The first lyrics on the album are accompanied only by an acoustic guitar: "Even though we're even/ I never meant them words I said/ I just tried to keep you distant and alone/ I could clean up all the reasons why I did them things I did/ But it just won't matter any when I'm gone."
The only thing that possibly detracts from the force of his poetry is his decision to use incorrect grammar.
"Boston," the second song, is more influenced by soul music than by folk. His voice adapts an energetic weariness unique to blues singers. The empty spaces present in his quieter songs, allowing the acoustic guitar to breath and resonate, are full - a Hammond B3 organ blankets the verse; gospel style backup vocals over the choruses stoke electric guitar solos.
Mr. Pas'cal explains that the title track is about "wanting to give more to my family and my wife, and doubting myself, and the struggle to keep that passion alive."

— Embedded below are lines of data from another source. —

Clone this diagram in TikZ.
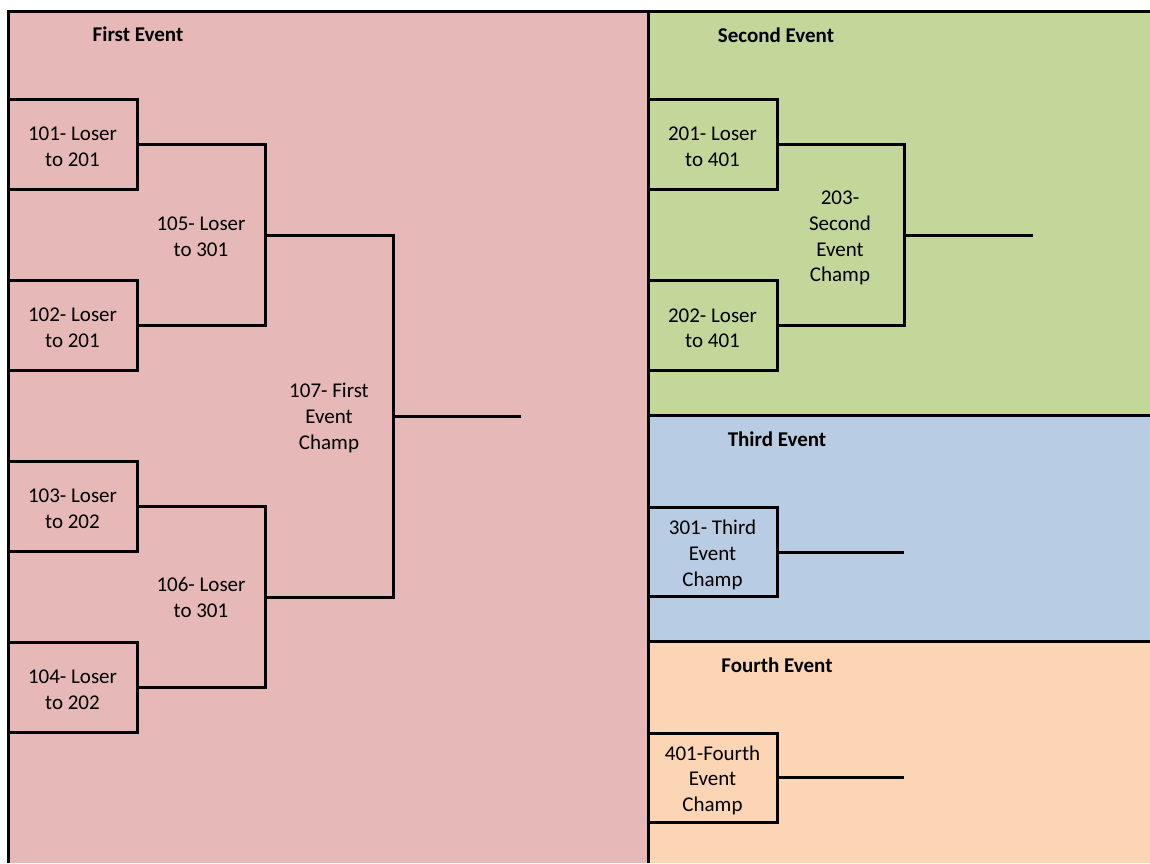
\documentclass[tikz,border=0pt]{standalone}
\usepackage{fontspec}
\setmainfont{Carlito}
\definecolor{pinkbg}{HTML}{E6B8B7}
\definecolor{greenbg}{HTML}{C4D79B}
\definecolor{bluebg}{HTML}{B8CCE4}
\definecolor{orangebg}{HTML}{FCD5B4}
\begin{document}
\begin{tikzpicture}[x=1pt,y=-1pt,line width=3pt,
  txt/.style={align=center,inner sep=0pt,font=\fontsize{21}{25.8}\selectfont},
  box/.style={draw,line width=3pt,minimum width=129pt,minimum height=90pt,inner sep=0pt,
    label={[txt,yshift=-2.8pt]center:#1}},
  title/.style={inner sep=0pt,font=\fontsize{21}{25.8}\selectfont\bfseries}]
\useasboundingbox (0,0) rectangle (1150,863);
% backgrounds
\fill[pinkbg] (8,11) rectangle (648,863);
\fill[greenbg] (648,11) rectangle (1150,415);
\fill[bluebg] (648,415) rectangle (1150,641);
\fill[orangebg] (648,641) rectangle (1150,863);
% frame lines
\draw (8,863) -- (8,11) -- (1150,11);
\draw (648,11) -- (648,863);
\draw (648,415) -- (1150,415);
\draw (648,641) -- (1150,641);
% titles
\node[title] (t1) at (138,34) {First Event};
\node[title] (t2) at (776,35) {Second Event};
\node[title] (t3) at (777,439) {Third Event};
\node[title] (t4) at (777,665) {Fourth Event};
% first event boxes
\node[box={101- Loser\\to 201}] (b101) at (72.5,144) {};
\node[box={102- Loser\\to 201}] (b102) at (72.5,325) {};
\node[box={103- Loser\\to 202}] (b103) at (72.5,506) {};
\node[box={104- Loser\\to 202}] (b104) at (72.5,687) {};
\coordinate (j105) at (265,235);
\coordinate (j106) at (265,597);
\coordinate (j107) at (393,416);
\coordinate (o107) at (521,416);
\draw (b101.east) -| (j105) |- (b102.east);
\draw (b103.east) -| (j106) |- (b104.east);
\draw (j105) -| (j107) |- (j106);
\draw (j107) -- (o107);
\node[txt] (l105) at (201,236.5) {105- Loser\\to 301};
\node[txt] (l106) at (201,597.5) {106- Loser\\to 301};
\node[txt] (l107) at (329,418) {107- First\\Event\\Champ};
% second event
\node[box={201- Loser\\to 401}] (b201) at (712.5,144) {};
\node[box={202- Loser\\to 401}] (b202) at (712.5,325.5) {};
\coordinate (j203) at (904,235);
\coordinate (o203) at (1033,235);
\draw (b201.east) -| (j203) |- (b202.east);
\draw (j203) -- (o203);
\node[txt] (l203) at (840,238) {203-\\Second\\Event\\Champ};
% third event
\node[box={301- Third\\Event\\Champ},minimum height=89pt] (b301) at (712.5,552) {};
\coordinate (o301) at (904,552);
\draw (b301.east) -- (o301);
% fourth event
\node[box={401-Fourth\\Event\\Champ},minimum height=89pt] (b401) at (712.5,777.5) {};
\coordinate (o401) at (904,777.5);
\draw (b401.east) -- (o401);
\end{tikzpicture}
\end{document}
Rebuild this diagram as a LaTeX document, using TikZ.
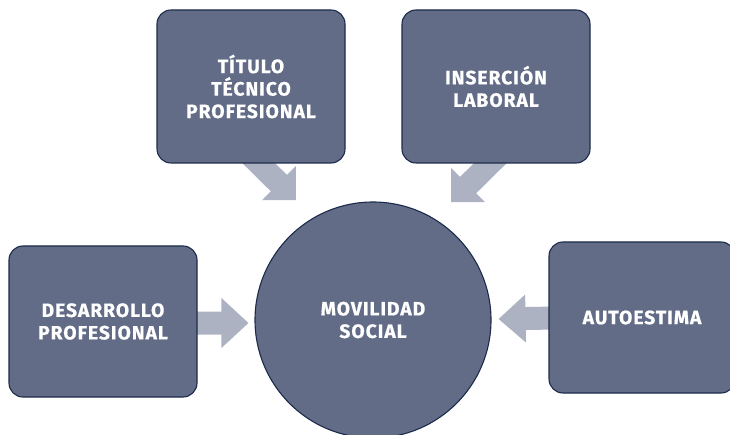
\documentclass[tikz,border=0pt]{standalone}
\usepackage{fontspec}
\setmainfont{Fira Sans}[LetterSpace=5, BoldFeatures={FakeBold=0.6}]
\usetikzlibrary{calc}
\definecolor{boxfill}{HTML}{626C87}
\definecolor{boxline}{HTML}{1C2B4B}
\definecolor{arrowfill}{HTML}{ADB2C2}
\pgfdeclarelayer{bg}
\pgfsetlayers{bg,main}
\newcommand\blockarrow[4]{%
  \coordinate (hb) at ($(#2)!#3!(#1)$);
  \fill[arrowfill] ($(#1)!11.5pt!90:(#2)$) -- ($(hb)!11.5pt!90:(#2)$) -- ($(hb)!#4!90:(#2)$) -- (#2)
    -- ($(hb)!#4!-90:(#2)$) -- ($(hb)!11.5pt!-90:(#2)$) -- ($(#1)!11.5pt!-90:(#2)$) -- cycle;}
\tikzset{
  card/.style={draw=boxline, line width=1.1pt, fill=boxfill, rounded corners=14pt,
    text=white, align=center, inner sep=0pt,
    font=\bfseries\fontsize{19.3}{22.5}\selectfont},
  hub/.style={circle, draw=boxline, line width=1.1pt, fill=boxfill, minimum size=236pt,
    text=white, align=center, inner sep=0pt,
    font=\bfseries\fontsize{19.3}{22.5}\selectfont}
}
\begin{document}
\begin{tikzpicture}[x=1pt,y=-1pt]
\useasboundingbox (0,0) rectangle (730,435);
\clip (0,0) rectangle (730,435);
\node[card, minimum width=188pt, minimum height=153pt] (b1) at (251,86.5) {TÍTULO\\TÉCNICO\\PROFESIONAL};
\node[card, minimum width=188pt, minimum height=153pt] (b2) at (496,86.5) {INSERCIÓN\\LABORAL};
\node[card, minimum width=188pt, minimum height=151pt] (b3) at (103,321.5) {DESARROLLO\\PROFESIONAL};
\node[card, minimum width=186pt, minimum height=151pt] (b4) at (642,317.5) {AUTOESTIMA};
\node[hub] (c) at (373,320) {MOVILIDAD\\SOCIAL};
\coordinate (t1) at ($(b1.south)+(-1,-9)$);
\coordinate (h1) at ($(c.center)+(-77,-120)$);
\coordinate (t2) at ($(b2.south)+(3,-9)$);
\coordinate (h2) at ($(c.center)+(78,-118)$);
\coordinate (t3) at ($(b3.east)+(-7,1.5)$);
\coordinate (h3) at ($(c.west)+(-6,3)$);
\coordinate (t4) at ($(b4.west)+(7,0.5)$);
\coordinate (h4) at ($(c.east)+(7,-1)$);
\begin{pgfonlayer}{bg}
\blockarrow{t1}{h1}{24pt}{24pt}
\blockarrow{t2}{h2}{24pt}{24pt}
\blockarrow{t3}{h3}{27pt}{25pt}
\blockarrow{t4}{h4}{27pt}{24pt}
\end{pgfonlayer}
\end{tikzpicture}
\end{document}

Mr. Pas'cal's music, especially to a younger ear, is not unique. But his lyrics and his honest delivery stand out. "I know my strength is in those words and what they're saying to people," he said, adding that he is continually amazed when fans interpret his songs in ways he never intended. "It makes me realize that I'm just the first one who heard the song. The truth lies in whoever listens to it."
Dusty Pas'cal, Danny Welch, and Bobby Perry on Friday, Feb. 6, at 7:30 pm, at the Katharine Cornell Theatre.